O Artigo 19.3 da Convenção das Nações Unidas sobre Diversidade Biológica prevê que as partes considerem a necessidade de um Protocolo que estabeleça procedimentos para a transferência, manipulação e uso de organismos vivos modificados (OVMs) resultantes da biotecnologia que possam ter um efeito adverso sobre a biodiversidade e seus componentes. Isto levou à implementação do Protocolo de Biossegurança.
A biossegurança cientificamente avalia o impacto dos organismos geneticamente modificados sobre o ambiente, a saúde pública e as condições socioeconômicas, garantindo a sustentabilidade social e ecológica de sistemas agrícolas e alimentares. Os sistemas baseados na agroecologia conservam a biodiversidade, aumentam a saúde e a nutrição por área de cultivo, garantem a segurança alimentar e aumentam a resiliência ao clima.

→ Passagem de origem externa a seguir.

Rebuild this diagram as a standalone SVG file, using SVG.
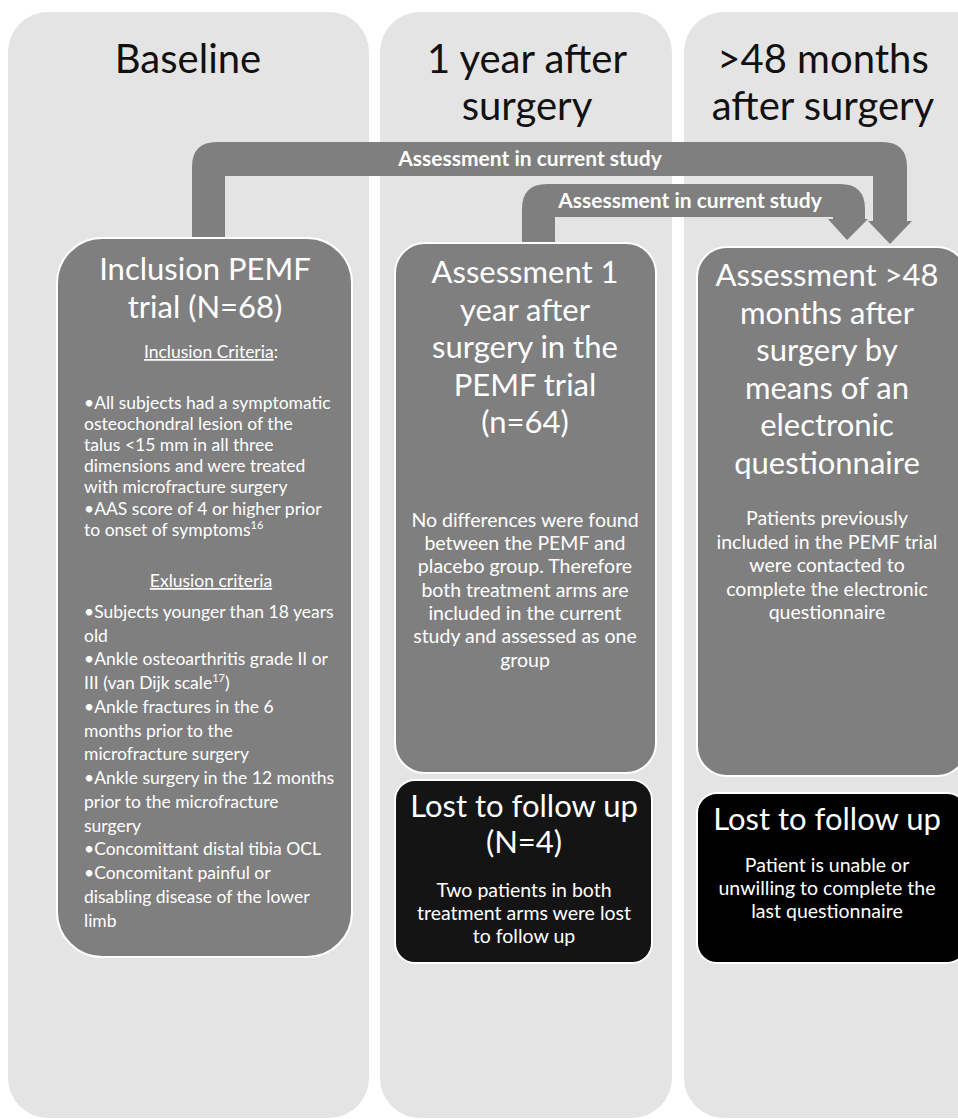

Mas, desde 1992, os grandes poluidores – a indústria de combustíveis fósseis e a indústria agroquímica (que é agora também a indústria da biotecnologia) – fizeram todo o possível para subverter os tratados ambientais internacionais sobre mudanças climáticas e biodiversidade, que são obrigatórios e embasados cientificamente. Porém, seus ataques às ciências ambientais se mantêm sem o necessário embasamento científico e são absolutamente irresponsáveis, porque eles nos jogam diretamente nos desastres e catástrofes climáticas enquanto impedem a realização de uma mudança, apesar de evidências científicas mostrarem que temos alternativas melhores e que funcionam.

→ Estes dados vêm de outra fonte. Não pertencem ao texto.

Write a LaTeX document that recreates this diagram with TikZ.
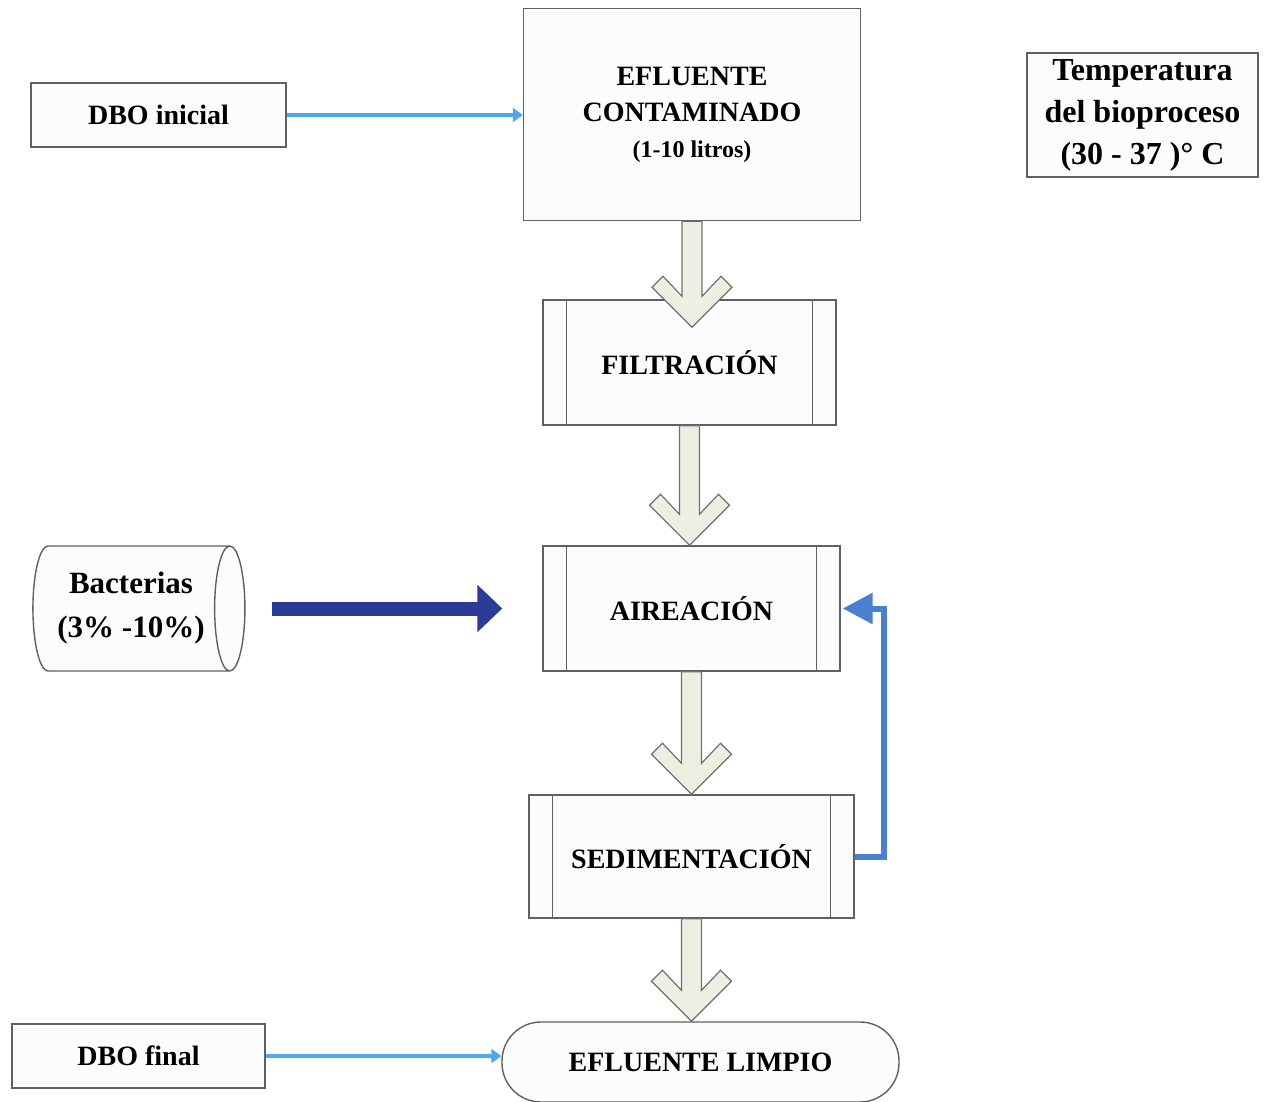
\documentclass[tikz,border=0pt]{standalone}
\usepackage{fontspec}
\setmainfont{Liberation Serif}
\usetikzlibrary{shapes.geometric,arrows.meta,calc}
\definecolor{celeste}{HTML}{4FA8EE}
\definecolor{azul}{HTML}{2A3C9A}
\definecolor{azulr}{HTML}{4A80D0}
\definecolor{borde}{HTML}{606060}
\definecolor{fondo}{HTML}{FBFCFE}
\definecolor{crema}{HTML}{EEEEE3}
\definecolor{gris}{HTML}{707070}
\begin{document}
\begin{tikzpicture}[x=0.5pt,y=-0.5pt,
caja/.style={draw=borde,fill=fondo,line width=0.7pt,inner sep=0pt,align=center,
  font=\bfseries\fontsize{14}{18}\selectfont},
bloque/.style={draw=gris,fill=crema,line width=0.6pt,line join=miter},
entrada/.style={celeste,line width=2pt,-{Triangle[length=5pt,width=7pt]}},
bacte/.style={azul,line width=7pt,-{Triangle[length=12.5pt,width=23pt]}},
retorno/.style={azulr,line width=3pt,-{Triangle[length=15pt,width=15pt]}}
]
\useasboundingbox (0,0) rectangle (1270,1102);
\def\flecha#1#2#3{
 \coordinate (punta) at ($(#1.south |- #2.north)+(0,#3)$);
 \draw[bloque] ($(#1.south)+(-10,0)$) -- ($(punta)+(-10,-31)$) -- ++(-19,-20) -- ++(-11,11)
   -- (punta) -- ++(40,-40) -- ++(-11,-11) -- ++(-19,20) -- ($(#1.south)+(10,0)$) -- cycle;
}
\node[caja,minimum width=127.5pt,minimum height=32pt] (dboi) at (158.5,115) {DBO inicial};
\node[caja,minimum width=168.5pt,minimum height=106pt] (efl) at (692,114.5)
  {EFLUENTE\\CONTAMINADO\\{\fontsize{12}{18}\selectfont(1-10 litros)}};
\node[caja,minimum width=115.5pt,minimum height=62pt,
  font=\bfseries\fontsize{16}{21}\selectfont] (temp) at (1142.5,115)
  {Temperatura\\del bioproceso\\(30 - 37 )° C};
\node[caja,minimum width=146.5pt,minimum height=62.5pt] (filt) at (689.5,362.5) {FILTRACIÓN};
\node[caja,minimum width=148.5pt,minimum height=62.5pt] (aire) at (691.5,608.5) {AIREACIÓN};
\node[caja,minimum width=162.5pt,minimum height=61.5pt] (sedi) at (691.5,856.5) {SEDIMENTACIÓN};
\node[caja,rounded corners=19.5pt,minimum width=198.5pt,minimum height=40pt] (limpio) at (700.5,1062)
  {EFLUENTE LIMPIO};
\node[caja,minimum width=126.5pt,minimum height=32pt] (dbof) at (138.5,1056) {DBO final};
\node[caja,cylinder,aspect=0.42,minimum height=106pt,minimum width=62.5pt,
  font=\bfseries\fontsize{15.5}{22}\selectfont] (bact) at (131,608.5) {Bacterias\\(3\% -10\%)};
% lineas laterales de los procesos
\foreach \n in {filt,aire,sedi}
  \draw[borde,line width=0.7pt] ([xshift=12pt]\n.north west) -- ([xshift=12pt]\n.south west)
    ([xshift=-12pt]\n.north east) -- ([xshift=-12pt]\n.south east);
\flecha{efl}{filt}{28}
\flecha{filt}{aire}{0}
\flecha{aire}{sedi}{0}
\flecha{sedi}{limpio}{0}
\draw[entrada] (dboi.east) -- (dboi.east -| efl.west);
\draw[entrada] (dbof.east) -- (dbof.east -| limpio.west);
\draw[bacte,shorten <=13pt,shorten >=20pt] (bact.east |- aire.west) -- (aire.west);
\draw[retorno,shorten >=1pt] (sedi.east) -- ++(29,0) |- (aire.east);
\end{tikzpicture}
\end{document}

Temos que nos afastar de uma agricultura industrial quimicamente-intensiva e do sistema alimentar global centralizado, baseado na produção de commodities, que contribui para as emissões. No lugar de uma biodiversidade destruída pelas monoculturas industriais, incluindo aquelas baseadas em sementes transgênicas, precisamos de uma mudança para práticas agroecológicas que conservem a biodiversidade e garantam a biossegurança. A transição para uma agricultura biodiversamente-intensiva e ecologicamente-intensiva aborda simultaneamente tanto a crise climática quanto a da biodiversidade, e, ao mesmo tempo, enfrenta a crise alimentar.

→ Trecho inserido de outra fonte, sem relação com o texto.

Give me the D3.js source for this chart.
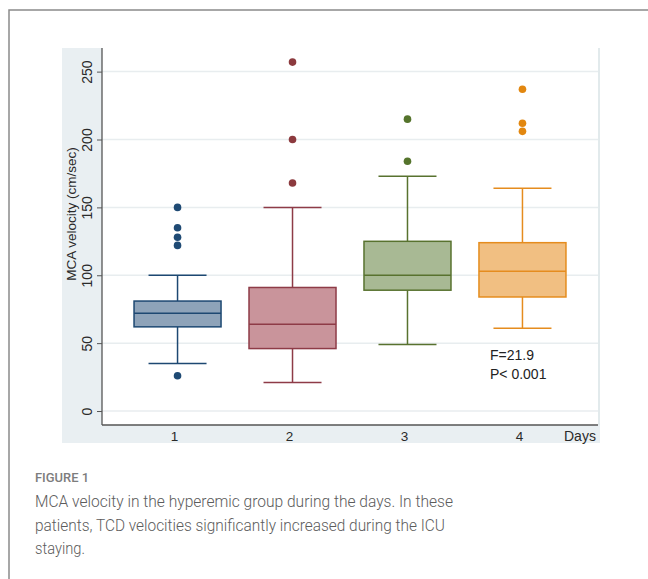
<!DOCTYPE html>
<html>
<head>
<meta charset="utf-8">
<script src="https://cdn.jsdelivr.net/npm/d3@7"></script>
<style>
  body { margin: 0; background: #fff; }
  svg { display: block; }
</style>
</head>
<body>
<svg id="chart" width="648" height="579"></svg>
<script>
// box plot values per day
const days = ["1", "2", "3", "4"];
const lowerWhisker = [35, 21, 49, 61];
const q1 = [62, 46, 89, 84];
const median = [72, 64, 100, 103];
const q3 = [81, 91, 125, 124];
const upperWhisker = [100, 150, 173, 164];
const outliers = [[26, 122, 128, 135, 150], [168, 200, 257], [184, 215], [206, 212, 237]];
const yTicks = [0, 50, 100, 150, 200, 250];

const fills = ["#8ea3b9", "#c9949b", "#a8b994", "#f1bf82"];
const strokes = ["#1d4872", "#8e3b47", "#58722f", "#e58c1e"];
const dots = ["#1f4a74", "#8c3a3e", "#55742c", "#e2870f"];

const svg = d3.select("#chart");

// card frame
svg.append("rect")
    .attr("x", 9).attr("y", 10)
    .attr("width", 700).attr("height", 700)
    .attr("fill", "none")
    .attr("stroke", "#8a8a8a")
    .attr("stroke-width", 1.5);

// graph background
svg.append("rect")
    .attr("x", 62).attr("y", 48)
    .attr("width", 538).attr("height", 395)
    .attr("fill", "#e9eff2");

let plot = { left: 102, right: 598, top: 48, bottom: 425 };

svg.append("rect")
    .attr("x", plot.left).attr("y", plot.top)
    .attr("width", plot.right - plot.left).attr("height", plot.bottom - plot.top)
    .attr("fill", "#fff");

let x = d3.scalePoint().domain(days).range([plot.left, plot.right]).padding(0.657);
let y = d3.scaleLinear().domain([-10.3, 267.4]).range([plot.bottom, plot.top]);

// grid
svg.append("g").selectAll("line")
    .data(yTicks)
    .enter().append("line")
    .attr("x1", plot.left).attr("x2", plot.right)
    .attr("y1", function (d) { return y(d); })
    .attr("y2", function (d) { return y(d); })
    .attr("stroke", "#e8edef")
    .attr("stroke-width", 1.5);

// right border of plot region
svg.append("line")
    .attr("x1", 599).attr("x2", 599)
    .attr("y1", plot.top).attr("y2", plot.bottom)
    .attr("stroke", "#e2eaec").attr("stroke-width", 2);

// y axis
let yAxis = d3.axisLeft(y).tickValues(yTicks).tickSize(5).tickFormat(d3.format("d"));
let gy = svg.append("g").attr("transform", "translate(" + plot.left + ",0)").call(yAxis);
gy.select(".domain").attr("stroke", "#555").attr("stroke-width", 1.3)
    .attr("d", "M0," + plot.top + "V" + plot.bottom);
gy.selectAll(".tick line").attr("stroke", "#555");
gy.selectAll(".tick text")
    .attr("x", 0).attr("y", 0).attr("dy", null)
    .attr("transform", "translate(-10,0) rotate(-90)")
    .attr("text-anchor", "middle")
    .style("font-family", "Liberation Sans, Arial, sans-serif")
    .style("font-size", "14px")
    .attr("fill", "#2a2a2a");

// x axis
svg.append("line")
    .attr("x1", plot.left).attr("x2", plot.right)
    .attr("y1", plot.bottom).attr("y2", plot.bottom)
    .attr("stroke", "#555").attr("stroke-width", 1.3);

svg.append("g").selectAll("text")
    .data(days)
    .enter().append("text")
    .attr("x", function (d) { return x(d) - 3; })
    .attr("y", 441)
    .attr("text-anchor", "middle")
    .style("font-family", "Liberation Sans, Arial, sans-serif")
    .style("font-size", "13.5px")
    .attr("fill", "#2a2a2a")
    .text(function (d) { return d; });

svg.append("text")
    .attr("x", 564).attr("y", 441)
    .style("font-family", "Liberation Sans, Arial, sans-serif")
    .style("font-size", "14px")
    .attr("fill", "#2a2a2a")
    .text("Days");

svg.append("text")
    .attr("transform", "translate(76,214) rotate(-90)")
    .attr("text-anchor", "middle")
    .style("font-family", "Liberation Sans, Arial, sans-serif")
    .style("font-size", "13.5px")
    .attr("fill", "#2a2a2a")
    .text("MCA velocity (cm/sec)");

// boxes
let boxW = 87, capW = 58;
let boxes = svg.append("g").selectAll("g")
    .data(days)
    .enter().append("g");

boxes.append("line")
    .attr("x1", function (d) { return x(d); }).attr("x2", function (d) { return x(d); })
    .attr("y1", function (d, i) { return y(upperWhisker[i]); })
    .attr("y2", function (d, i) { return y(q3[i]); })
    .attr("stroke", function (d, i) { return strokes[i]; }).attr("stroke-width", 1.5);
boxes.append("line")
    .attr("x1", function (d) { return x(d); }).attr("x2", function (d) { return x(d); })
    .attr("y1", function (d, i) { return y(q1[i]); })
    .attr("y2", function (d, i) { return y(lowerWhisker[i]); })
    .attr("stroke", function (d, i) { return strokes[i]; }).attr("stroke-width", 1.5);
[upperWhisker, lowerWhisker].forEach(function (arr) {
    boxes.append("line")
        .attr("x1", function (d) { return x(d) - capW / 2; })
        .attr("x2", function (d) { return x(d) + capW / 2; })
        .attr("y1", function (d, i) { return y(arr[i]); })
        .attr("y2", function (d, i) { return y(arr[i]); })
        .attr("stroke", function (d, i) { return strokes[i]; }).attr("stroke-width", 1.5);
});
boxes.append("rect")
    .attr("x", function (d) { return x(d) - boxW / 2; })
    .attr("width", boxW)
    .attr("y", function (d, i) { return y(q3[i]); })
    .attr("height", function (d, i) { return y(q1[i]) - y(q3[i]); })
    .attr("fill", function (d, i) { return fills[i]; })
    .attr("stroke", function (d, i) { return strokes[i]; })
    .attr("stroke-width", 1.5);
boxes.append("line")
    .attr("x1", function (d) { return x(d) - boxW / 2; })
    .attr("x2", function (d) { return x(d) + boxW / 2; })
    .attr("y1", function (d, i) { return y(median[i]); })
    .attr("y2", function (d, i) { return y(median[i]); })
    .attr("stroke", function (d, i) { return strokes[i]; }).attr("stroke-width", 1.5);

// outliers
boxes.each(function (d, i) {
    d3.select(this).selectAll("circle")
        .data(outliers[i])
        .enter().append("circle")
        .attr("cx", x(d))
        .attr("cy", function (v) { return y(v); })
        .attr("r", 3.8)
        .attr("fill", dots[i]);
});

// stats annotation
svg.append("text")
    .attr("x", 490).attr("y", 360)
    .style("font-family", "Liberation Sans, Arial, sans-serif")
    .style("font-size", "14px")
    .attr("fill", "#222")
    .text("F=21.9");
svg.append("text")
    .attr("x", 490).attr("y", 379)
    .style("font-family", "Liberation Sans, Arial, sans-serif")
    .style("font-size", "14px")
    .attr("fill", "#222")
    .text("P< 0.001");

// caption
svg.append("text")
    .attr("x", 35).attr("y", 482)
    .style("font-family", "Roboto, sans-serif")
    .style("font-size", "12.5px")
    .style("font-weight", "500")
    .attr("fill", "#7d7d7d")
    .attr("textLength", 54).attr("lengthAdjust", "spacingAndGlyphs")
    .text("FIGURE 1");

let captionLines = [
    ["MCA velocity in the hyperemic group during the days. In these", 418],
    ["patients, TCD velocities significantly increased during the ICU", 410],
    ["staying.", 50]
];
svg.append("g").selectAll("text")
    .data(captionLines)
    .enter().append("text")
    .attr("x", 35)
    .attr("y", function (d, i) { return 507 + i * 23.5; })
    .attr("textLength", function (d) { return d[1]; })
    .attr("lengthAdjust", "spacingAndGlyphs")
    .style("font-family", "Roboto, sans-serif")
    .style("font-size", "16.5px")
    .style("font-weight", "300")
    .attr("fill", "#5c5c5c")
    .text(function (d) { return d[0]; });
</script>
</body>
</html>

Embora a agricultura industrial seja um dos principais contribuidores às mudanças climáticas e mais vulnerável a elas, há uma tentativa por parte da indústria da biotecnologia de usar a crise climática como uma oportunidade para expandir ainda mais o uso de OGMs e aprofundar o seu monopólio das sementes baseadas na biopirataria através de patentes, em detrimento das sementes resilientes ao clima que foram aprimoradas pelos agricultores ao longo de gerações.
Mas, como disse Einstein: “Nós não podemos resolver um problema com a mesma mentalidade que o criou”. Sistemas intensivos, centralizados, baseados na monocultura e em combustíveis fósseis, incluindo agricultura OGM, não são flexíveis. Eles não conseguem se adaptar e evoluir. Precisamos de flexibilidade, resiliência e adaptação para uma nova realidade. Esta resiliência vem da diversidade. Esta diversidade de conhecimento, economia e política é o que eu chamo de Democracia da Terra.
Nossa vizinha, Caxemira, enfrentou uma tragédia este ano, assim como Uttarakhand, na Índia, viveu no ano passado. Quando a chuva de um dia possui cinco a seis vezes mais volume do que o normal, é um evento extremo. Isto é o que significa a mudança climática. Ela custou vidas, dizimou vilas, fazendas, estradas, pontes. As atividades humanas criaram desastres como o dilúvio na Caxemira. A ação humana é necessária para prevenir essas catástrofes climáticas. Não podemos ficar como espectadores mudos enquanto o paraíso da Índia na terra torna-se o “Paraíso Perdido”. Eco21/Utopia Sustentável.